Dentro de sus viejas murallas de barro encarnado bulle la vida. No parece constituir el palpable desempleo una pesada losa para quienes tienen como único objetivo sobrevivir en un entorno en el que llevarse un bocado de pan a la boca y un trago de té no resulta demasiado caro. Con esa ventaja cuentan. Ellos y quienes los gobiernan. Así me lo hizo ver un paisano: si tienes para comer y no aspiras a nada más eres el más rico del mundo. Un golpe que se me antoja difícil de encajar para cualquier habitante de nuestro Primer Mundo, en el que los niños que aún no han aprendido a escribir ya andan detrás del último modelo de iPad, o como demonios se llame.

Encantadores de serpientes, amaestradores de monos babuinos, dentistas ambulantes que exponen su muestrario de piezas dentales de ocasión, profetas coránicos que por unos pocos céntimos de euro te limpian de desgracias tu futuro con la ayuda de burdos amuletos apotropaicos, músicos bereberes y toda una abigarrada multitud de vendedores de todo lo vendible se dan cita a diario en la populosa plaza Al Fna. Por las noches la confusión aumenta en este mismo enclave poblado por millares de personas e iluminado con la escasa luz de las linternas de los tenderetes y de las motocicletas que penetran la multitud como cuchillos en mantequilla, en medio del humo de las fritangas y de los olores a orines y estiércol de los caballos que atados a sus coches esperan el capricho de los turistas.

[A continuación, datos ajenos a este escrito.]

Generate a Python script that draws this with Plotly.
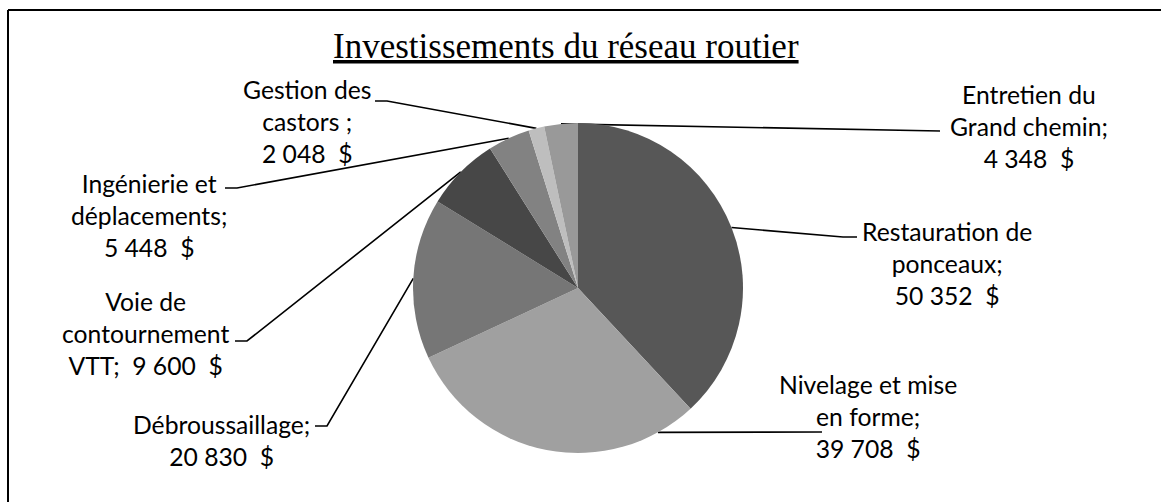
import math
import plotly.graph_objects as go

# ---------------- data ----------------
categories = [
    "Restauration de ponceaux",
    "Nivelage et mise en forme",
    "Débroussaillage",
    "Voie de contournement VTT",
    "Ingénierie et déplacements",
    "Gestion des castors",
    "Entretien du Grand chemin",
]
values = [50352, 39708, 20830, 9600, 5448, 2048, 4348]
label_templates = [
    "Restauration de<br>ponceaux;<br>{v}",
    "Nivelage et mise<br>en forme;<br>{v}",
    "Débroussaillage;<br>{v}",
    "Voie de<br>contournement<br>VTT;\u00a0\u00a0{v}",
    "Ingénierie et<br>déplacements;<br>{v}",
    "Gestion des<br>castors ;<br>{v}",
    "Entretien du<br>Grand chemin;<br>{v}",
]
title_text = "Investissements du réseau routier"

# ---------------- styles / layout ----------------
colors = ["#575757", "#a0a0a0", "#767676", "#474747", "#828282", "#bebebe", "#999999"]
W, H = 1161, 502
CX, CY, R = 578, 288, 165          # pie centre / radius in pixels
# fraction within each slice where the leader line attaches
anchor_frac = [0.5, 0.13, 0.5, 0.5, 0.5, 0.5, 0.5]
# leader elbow and end points (pixels)
elbows = [(843, 237), (812, 432), (327, 426), (247, 341), (237, 188), (387, 101), (928, 131)]
ends = [(857, 237), (822, 432), (315, 426), (235, 341), (225, 188), (375, 101), (940, 131)]
# label centres (pixels)
label_pos = [(947, 263), (868, 416), (221, 440), (145, 333), (149, 215), (307, 121), (1029, 126)]

LABEL_FONT = dict(family="Lato, 'Liberation Sans', sans-serif", size=24.7, color="black")


def fmt(v):
    return f"{v:,}".replace(",", "\u00a0") + "\u00a0\u00a0$"


fig = go.Figure()

fig.add_trace(go.Pie(
    labels=categories,
    values=values,
    sort=False,
    direction="clockwise",
    rotation=0,
    marker=dict(colors=colors, line=dict(width=0)),
    textinfo="none",
    hoverinfo="label+value",
    showlegend=False,
    domain=dict(x=[(CX - R) / W, (CX + R) / W],
                y=[(H - CY - R) / H, (H - CY + R) / H]),
))

# leader lines computed from the slice angles
total = sum(values)
xs, ys = [], []
cum = 0
for i, v in enumerate(values):
    ang = (cum + anchor_frac[i] * v) / total * 2 * math.pi
    cum += v
    ax = CX + R * math.sin(ang)
    ay = CY - R * math.cos(ang)
    xs += [ax, elbows[i][0], ends[i][0], None]
    ys += [ay, elbows[i][1], ends[i][1], None]

fig.add_trace(go.Scatter(
    x=xs, y=ys, mode="lines",
    line=dict(color="black", width=1.6),
    hoverinfo="skip", showlegend=False,
    xaxis="x", yaxis="y",
))

annotations = []
for i, v in enumerate(values):
    annotations.append(dict(
        x=label_pos[i][0], y=label_pos[i][1], xref="x", yref="y",
        text=label_templates[i].format(v=fmt(v)),
        showarrow=False, xanchor="center", yanchor="middle",
        align="center", font=LABEL_FONT,
    ))

annotations.append(dict(
    x=566, y=46, xref="x", yref="y",
    text="<u>" + title_text + "</u>",
    showarrow=False, xanchor="center", yanchor="middle",
    font=dict(family="'Liberation Serif', 'Times New Roman', serif", size=35, color="black"),
))

shapes = [
    dict(type="line", xref="x", yref="y", x0=8, y0=10, x1=W, y1=10,
         line=dict(color="black", width=2)),
    dict(type="line", xref="x", yref="y", x0=8, y0=10, x1=8, y1=H,
         line=dict(color="black", width=2)),
]

fig.update_layout(
    width=W, height=H,
    margin=dict(l=0, r=0, t=0, b=0),
    paper_bgcolor="white", plot_bgcolor="rgba(0,0,0,0)",
    xaxis=dict(range=[0, W], visible=False, fixedrange=True, domain=[0, 1]),
    yaxis=dict(range=[H, 0], visible=False, fixedrange=True, domain=[0, 1]),
    annotations=annotations,
    shapes=shapes,
)

fig.write_html(
    "out.html",
    config={"displayModeBar": False},
    post_script="document.body.style.margin='0';document.documentElement.style.overflow='hidden';",
)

Observado todo esto con nuestros ojos de visitante ocasional y nuestra mentalidad europea (por más periférico que uno sea) la verdad es que el espectáculo impresiona e incluso resulta abrumador. No llega uno a explicarse cómo se puede llevar una existencia normal en medio de ese aparente caos trufado de contaminación y miseria. Pero hablas con la gente que habita en decrépitas viviendas sin baño y en las que es preciso levantar los colchones de día para disponer de un mínimo espacio, ves a las personas soportando trabajos casi de esclavos o a otras que tratan de pescar un euro con astucia propia de tiempos de Monipodio, o a aquellos que consumen los días en las calles y las tascas sin ni siquiera contar con el aliciente del alcohol, palpas todo eso y compruebas que no se sienten más dichosos pero tampoco más infelices que nosotros, habitantes del Primer Mundo con todos los adelantos habidos y por haber al alcance de la mano.

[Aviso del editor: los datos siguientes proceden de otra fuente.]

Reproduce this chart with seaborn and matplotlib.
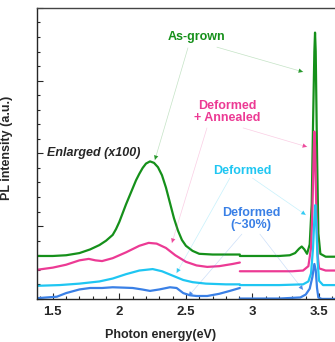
import numpy as np
import pandas as pd
import matplotlib
matplotlib.use('Agg')
import matplotlib.pyplot as plt
import seaborn as sns
from matplotlib.ticker import MultipleLocator

green_left_x = [1.38, 1.50, 1.60, 1.70, 1.78, 1.85, 1.90, 1.95, 1.975, 2.00, 2.025, 2.05, 2.075, 2.10,
                2.125, 2.15, 2.175, 2.20, 2.23, 2.26, 2.29, 2.32, 2.35, 2.38, 2.41, 2.44, 2.47, 2.50,
                2.55, 2.60, 2.70, 2.80, 2.905]
green_left_y = [0.59, 0.59, 0.60, 0.63, 0.68, 0.74, 0.80, 0.88, 0.96, 1.06, 1.18, 1.30, 1.41, 1.52,
                1.63, 1.72, 1.80, 1.86, 1.89, 1.87, 1.81, 1.70, 1.53, 1.32, 1.11, 0.94, 0.81, 0.73,
                0.66, 0.62, 0.61, 0.61, 0.61]
green_right_x = [2.905, 3.0, 3.1, 3.2, 3.28, 3.32, 3.35, 3.37, 3.39, 3.41, 3.43, 3.445, 3.455, 3.465,
                 3.47, 3.475, 3.485, 3.495, 3.51, 3.55, 3.63]
green_right_y = [0.59, 0.59, 0.59, 0.59, 0.60, 0.63, 0.69, 0.72, 0.68, 0.62, 0.75, 1.3, 2.4, 3.4,
                 3.66, 3.4, 2.0, 0.9, 0.62, 0.58, 0.58]

pink_left_x = [1.38, 1.50, 1.60, 1.70, 1.77, 1.82, 1.87, 1.95, 2.05, 2.15, 2.22, 2.28, 2.35, 2.42,
               2.50, 2.58, 2.66, 2.75, 2.85, 2.905]
pink_left_y = [0.40, 0.43, 0.47, 0.53, 0.55, 0.53, 0.52, 0.56, 0.64, 0.73, 0.77, 0.76, 0.70, 0.60,
               0.51, 0.46, 0.44, 0.45, 0.48, 0.50]
pink_right_x = [2.905, 3.1, 3.3, 3.38, 3.42, 3.44, 3.45, 3.46, 3.465, 3.47, 3.48, 3.49, 3.50, 3.55, 3.63]
pink_right_y = [0.38, 0.38, 0.38, 0.39, 0.45, 0.70, 1.20, 2.00, 2.30, 2.10, 1.20, 0.60, 0.42, 0.39, 0.39]

cyan_left_x = [1.38, 1.55, 1.70, 1.85, 1.95, 2.05, 2.15, 2.25, 2.32, 2.40, 2.48, 2.55, 2.65, 2.80, 2.905]
cyan_left_y = [0.18, 0.19, 0.21, 0.24, 0.28, 0.34, 0.39, 0.41, 0.38, 0.32, 0.26, 0.23, 0.21, 0.20, 0.20]
cyan_right_x = [2.905, 3.2, 3.38, 3.42, 3.44, 3.455, 3.465, 3.472, 3.48, 3.49, 3.50, 3.53, 3.63]
cyan_right_y = [0.19, 0.19, 0.20, 0.24, 0.35, 0.70, 1.10, 1.29, 1.00, 0.50, 0.25, 0.19, 0.19]

blue_left_x = [1.38, 1.53, 1.60, 1.70, 1.78, 1.87, 1.95, 2.03, 2.10, 2.17, 2.23, 2.30, 2.38, 2.43,
               2.48, 2.53, 2.58, 2.66, 2.75, 2.83, 2.905]
blue_left_y = [0.01, 0.03, 0.08, 0.13, 0.15, 0.15, 0.16, 0.155, 0.15, 0.13, 0.11, 0.13, 0.16, 0.15,
               0.08, 0.05, 0.04, 0.04, 0.07, 0.11, 0.15]
blue_right_x = [2.905, 3.2, 3.36, 3.40, 3.43, 3.45, 3.465, 3.475, 3.485, 3.495, 3.52, 3.63]
blue_right_y = [0.005, 0.005, 0.02, 0.06, 0.14, 0.30, 0.48, 0.40, 0.15, 0.02, 0.0, 0.0]

GREEN = '#15901a'
PINK = '#ec3a94'
CYAN = '#1fc6f2'
BLUE = '#3a80e6'

sns.set_style('ticks')
plt.rcParams['font.family'] = ['Liberation Sans', 'DejaVu Sans']

fig = plt.figure(figsize=(3.35, 3.42), dpi=100)
ax = fig.add_axes([0.110, 0.126, 0.89, 0.851])

curves = [
    (green_left_x, green_left_y, green_right_x, green_right_y, GREEN),
    (pink_left_x, pink_left_y, pink_right_x, pink_right_y, PINK),
    (cyan_left_x, cyan_left_y, cyan_right_x, cyan_right_y, CYAN),
    (blue_left_x, blue_left_y, blue_right_x, blue_right_y, BLUE),
]
for lx, ly, rx, ry, c in curves:
    sns.lineplot(x=lx, y=ly, ax=ax, color=c, lw=1.6, estimator=None, sort=False)
    sns.lineplot(x=rx, y=ry, ax=ax, color=c, lw=1.6, estimator=None, sort=False)

ax.set_xlim(1.38, 3.62)
ax.set_ylim(0, 4)
ax.xaxis.set_major_locator(MultipleLocator(0.5))
ax.xaxis.set_minor_locator(MultipleLocator(0.1))
ax.yaxis.set_major_locator(MultipleLocator(1))
ax.yaxis.set_minor_locator(MultipleLocator(0.2))
ax.set_xticks([1.5, 2, 2.5, 3, 3.5])
ax.set_xticklabels(['1.5', '2', '2.5', '3', '3.5'], fontweight='bold', fontsize=9.5)
ax.set_yticklabels([])
ax.tick_params(axis='both', which='major', direction='in', length=4, width=0.8)
ax.tick_params(axis='both', which='minor', direction='in', length=2.5, width=0.8)
ax.tick_params(axis='x', pad=5)
ax.spines['right'].set_visible(False)
ax.spines['top'].set_color('#444444')
for s in ['left', 'bottom', 'top']:
    ax.spines[s].set_linewidth(1.0)

ax.set_xlabel('Photon energy(eV)', fontweight='bold', fontsize=9)
ax.xaxis.set_label_coords(0.415, -0.105)
ax.set_ylabel('PL intensity (a.u.)', fontweight='bold', fontsize=9)
ax.yaxis.set_label_coords(-0.08, 0.52)

ax.text(1.455, 2.01, 'Enlarged (x100)', fontweight='bold', fontstyle='italic', fontsize=9,
        ha='left', va='center')

labels = [
    ('As-grown', 2.583, 3.60, GREEN, [((2.733, 3.46), (3.38, 3.12)), ((2.515, 3.45), (2.267, 1.91))]),
    ('Deformed\n+ Annealed', 2.808, 2.57, PINK, [((2.93, 2.35), (3.41, 2.09)), ((2.658, 2.35), (2.395, 0.77))]),
    ('Deformed', 2.92, 1.76, CYAN, [((3.0, 1.66), (3.40, 1.155)), ((2.83, 1.66), (2.43, 0.357))]),
    ('Deformed\n(~30%)', 2.99, 1.10, BLUE, [((3.056, 0.89), (3.38, 0.124)), ((2.92, 0.89), (2.52, 0.04))]),
]
for txt, tx, ty, c, arrows in labels:
    ax.text(tx, ty, txt, color=c, fontweight='bold', fontsize=9, ha='center', va='center',
            linespacing=1.05)
    for tail, head in arrows:
        ax.annotate('', xy=head, xytext=tail,
                    arrowprops=dict(arrowstyle='-', color=c, lw=0.5, alpha=0.25,
                                    shrinkA=0, shrinkB=0))
        ax.annotate('', xy=head, xytext=tail,
                    arrowprops=dict(arrowstyle='-|>', color=c, lw=0, alpha=0.9,
                                    mutation_scale=8, shrinkA=0, shrinkB=0))

fig.savefig('out.png', dpi=100)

Marrakech está muy próxima a nuestras latitudes, más cerca por poner un ejemplo que Oviedo o Tarragona. A poco más de una hora de avión desde Sevilla. Y por supuesto más barato. Tal vez este viaje merezca la pena por el sólo hecho de constatar que la felicidad nace en el interior de cada uno de nosotros, y sólo lo hace cuando no le exigimos al mundo, o a la mínima porción de mundo donde nos ha tocado vivir, más de lo que puede darnos. De esa actitud agradecida con la vida, desprovista de cualquier clase de exigencia y también de urgencia por alcanzar determinados paraísos que, como suele suceder con todos los paraísos, son meras ficciones, brota de manera espontánea la felicidad.

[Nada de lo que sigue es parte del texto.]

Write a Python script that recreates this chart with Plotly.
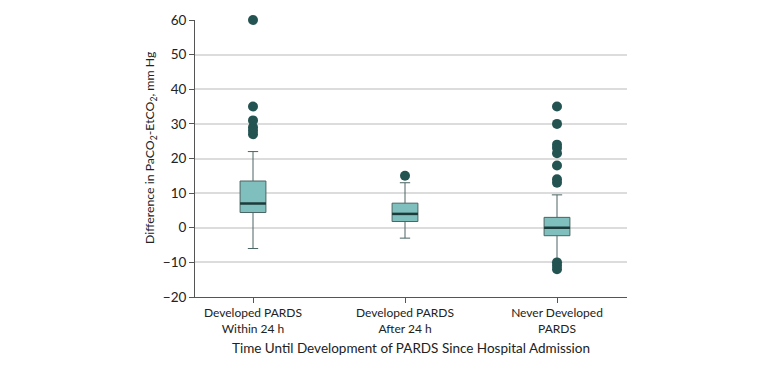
import plotly.graph_objects as go

categories = ["Developed PARDS<br>Within 24 h", "Developed PARDS<br>After 24 h", "Never Developed<br>PARDS"]
q1 = [4.4, 1.8, -2.3]
median = [7.0, 4.0, 0.0]
q3 = [13.5, 7.1, 3.0]
lower_fence = [-6.0, -3.0, -10.0]
upper_fence = [22.0, 13.0, 9.5]
outliers = [
    [27, 28, 29, 31, 35, 60],
    [15],
    [35, 30, 24, 23, 21.5, 18, 14, 13, -10, -11, -12],
]
y_ticks = [-20, -10, 0, 10, 20, 30, 40, 50, 60]

FILL = "#7fbfbe"
EDGE = "#4a6463"
DOT = "#245452"
FONT = "Lato"
BW = 0.17

fig = go.Figure()
xs = list(range(len(categories)))
fig.add_trace(go.Box(
    x=xs, q1=q1, median=median, q3=q3,
    lowerfence=lower_fence, upperfence=upper_fence,
    width=BW, whiskerwidth=0.4,
    fillcolor=FILL, line=dict(color=EDGE, width=1),
    boxpoints=False, showlegend=False, hoverinfo="skip",
))
for i in xs:
    fig.add_trace(go.Scatter(
        x=[i - BW / 2, i + BW / 2], y=[median[i], median[i]],
        mode="lines", line=dict(color="#1d3b3a", width=2.5),
        showlegend=False, hoverinfo="skip",
    ))
for i in xs:
    fig.add_trace(go.Scatter(
        x=[i] * len(outliers[i]), y=outliers[i], mode="markers",
        marker=dict(color=DOT, size=10, line=dict(width=0)),
        cliponaxis=False, showlegend=False, hoverinfo="skip",
    ))

fig.update_layout(
    width=780, height=369,
    margin=dict(l=195, r=153, t=20, b=72),
    plot_bgcolor="white", paper_bgcolor="white",
    font=dict(family=FONT, size=13, color="#222"),
    xaxis=dict(
        range=[-0.3816, 2.4605], tickvals=xs, ticktext=categories,
        showgrid=False, zeroline=False, showline=True, linecolor="#555", linewidth=1,
        ticks="outside", ticklen=5, tickcolor="#555",
        title=dict(text="Time Until Development of PARDS Since Hospital Admission", standoff=8,
                   font=dict(size=13.5)),
        tickfont=dict(size=12),
    ),
    yaxis=dict(
        range=[-20, 60], tickvals=y_ticks,
        showgrid=True, gridcolor="#dcdcdc", gridwidth=1.5, zeroline=False,
        showline=True, linecolor="#555", linewidth=1,
        ticks="outside", ticklen=5, tickcolor="#555",
        tickfont=dict(size=13.5),
    ),
    annotations=[dict(
        text="Difference in PaCO<sub>2</sub>-EtCO<sub>2</sub>, mm Hg",
        textangle=-90, xref="paper", yref="paper", x=-0.103, y=0.54,
        xanchor="center", yanchor="middle", showarrow=False,
        font=dict(size=12.3, family=FONT, color="#222"),
    )],
)

fig.write_html("out.html", config={"displayModeBar": False},
               post_script="document.body.style.margin='0';")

También existe otra ciudad extramuros. Una ciudad moderna donde, salvando las distancias culturales, uno puede sentirse como en cualquier capital española de provincias. Pero lo que resulta realmente atractivo es lo que ocurre dentro del recinto amurallado. Es ahí donde la vida se agita con su fuerza primitiva, conservando la esencia de los tiempos de las primeras civilizaciones, por más que las implacables tecnologías se empeñen en conquistar hasta el último reducto del más estrecho callejón del zoco. Ahí es donde te tropiezas una y otra vez con esa gente que sentada en la terraza de un café o a la puerta de cualquier tipo de establecimiento, día a día, de la mañana a la noche, se deja herir de manera indolente por el flechazo dulce de la felicidad.